Friday, May 27, 2005

Sawtooth prepares for holiday visitors

Express Staff Writer

Camping season is here, and the Memorial Day weekend should cement the summer season. Last week, Tom and Sue Markham, along with their dogs, Bud and Miller, stopped at North Fork Campground on their way to Alaska. Photo by David N. Seelig

Across the United States, it's the unofficial beginning of the summer season, but in the mountains of Central Idaho, things are just starting to thaw out on Memorial Day weekend.

Nonetheless, the Sawtooth National Forest has opened a number of recreation sites for the holiday weekend, and the American Automobile Association is predicting that record numbers of Americans will hit the road.

"Since conditions are changing daily, the best advice we can give people for this upcoming weekend is to check with local Forest Service offices for current conditions," said Ed Waldapfel, spokesman for the Sawtooth National Forest.

Sunshine and warming temperatures are rapidly melting snow throughout the lower elevations of the forest, Waldapfel said.

Not all campgrounds and only a few trails are open. Boat ramps at the Sawtooth Valley's morainal lakes will be open.
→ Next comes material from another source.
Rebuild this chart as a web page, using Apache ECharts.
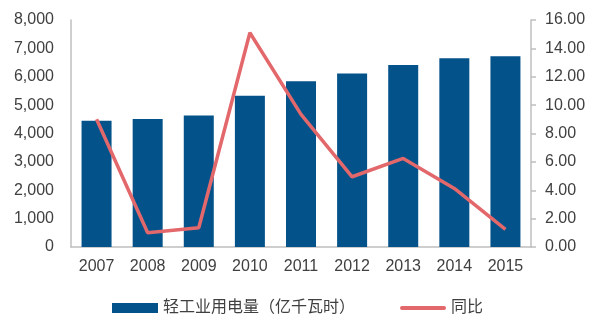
<!DOCTYPE html>
<html>
<head>
<meta charset="utf-8">
<script src="https://cdn.jsdelivr.net/npm/echarts@6/dist/echarts.min.js"></script>
<style>
  html, body { margin: 0; padding: 0; background: #ffffff; }
  #chart { width: 600px; height: 325px; }
</style>
</head>
<body>
<div id="chart"></div>
<script>
// Light-industry electricity use (100 million kWh) and year-on-year growth (%)
var years = ['2007', '2008', '2009', '2010', '2011', '2012', '2013', '2014', '2015'];
var usage = [4450, 4510, 4630, 5330, 5840, 6115, 6410, 6655, 6725];
var growth = [9.0, 1.0, 1.36, 15.1, 9.35, 4.95, 6.24, 4.13, 1.24];
var usageName = '轻工业用电量（亿千瓦时）';
var growthName = '同比';

var barColor = '#03528a';
var lineColor = '#e3686b';
var axisGray = '#bfbfbf';
var textColor = '#404040';
var fontFamily = 'Arial, "Liberation Sans", "Noto Sans CJK SC", sans-serif';

// Thin bar-shaped legend marker for the growth line
var lineLegendIcon = 'path://M2,0 L44,0 A2,2 0 0 1 44,4 L2,4 A2,2 0 0 1 2,0 Z';

var chart = echarts.init(document.getElementById('chart'), null, { renderer: 'canvas' });

chart.setOption({
  animation: false,
  backgroundColor: '#ffffff',
  textStyle: { fontFamily: fontFamily },
  grid: { left: 71, right: 69, top: 20, bottom: 78 },
  legend: {
    left: 107,
    top: 295,
    itemWidth: 46,
    itemHeight: 10,
    itemGap: 45,
    symbolKeepAspect: true,
    textStyle: { fontSize: 16, color: textColor, fontFamily: fontFamily },
    data: [
      { name: usageName, icon: 'rect' },
      { name: growthName, icon: lineLegendIcon }
    ]
  },
  xAxis: {
    type: 'category',
    data: years,
    axisLine: { lineStyle: { color: axisGray, width: 1.5 } },
    axisTick: { show: false },
    axisLabel: { fontSize: 16, color: textColor, margin: 12 }
  },
  yAxis: [
    {
      type: 'value',
      min: 0,
      max: 8000,
      interval: 1000,
      splitLine: { show: false },
      axisLine: { show: true, lineStyle: { color: axisGray, width: 1.5 } },
      axisTick: { show: false },
      axisLabel: {
        fontSize: 16,
        color: textColor,
        margin: 17,
        formatter: function (v) { return v.toLocaleString('en-US'); }
      }
    },
    {
      type: 'value',
      min: 0,
      max: 16,
      interval: 2,
      position: 'right',
      splitLine: { show: false },
      axisLine: { show: true, lineStyle: { color: axisGray, width: 1.5 } },
      axisTick: { show: true, length: 5, lineStyle: { color: axisGray, width: 1.5 } },
      axisLabel: {
        fontSize: 16,
        color: textColor,
        margin: 14,
        formatter: function (v) { return v.toFixed(2); }
      }
    }
  ],
  series: [
    {
      name: usageName,
      type: 'bar',
      yAxisIndex: 0,
      data: usage,
      barWidth: 30,
      itemStyle: { color: barColor }
    },
    {
      name: growthName,
      type: 'line',
      yAxisIndex: 1,
      data: growth,
      symbol: 'none',
      lineStyle: { color: lineColor, width: 3.5 },
      itemStyle: { color: lineColor }
    }
  ]
});
</script>
</body>
</html>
On north-facing slopes, the snowline is at 7,000 to 8,000 feet, said Sawtooth National Recreation Area spokesman Ed Cannady. It is quite a bit higher on south-facing slopes.

Many trails are open to the snow. The trail to Hell Roaring Lake typically is the first to open in the SNRA, and this year is no exception.

"There are a number of campgrounds available right now and more may open up by this weekend," Waldapfel said. "The other piece of advice we would like to give is for people to bring their own drinking water. While many of our recreation sites will be available, most water systems won't be operational until later in June."

On the Ketchum Ranger District, the Boundary Campground east of Ketchum is open with full services. On the SNRA, Pioneer, Five Points, Canyon, Browns, Baumgartner, Willow Creek, Bird Creek, Chaparral and Abbott campgrounds are open.

Also, forest visitors may encounter frequent slash piles. Forest rangers are working to clean up the debris from spring maintenance—exacerbated this year because of the mountain-pine-beetle outbreak.

"If we didn't take every reasonable measure to eliminate hazardous trees around campsites, we would be liable," Cannady said. For that reason, some roads and campsites are opening later this year than in the average year.

But Cannady reiterated that summer has barely arrived.

"It's early yet," he said. "Memorial Day, in a normal year, we would be telling people they can't get off the highway."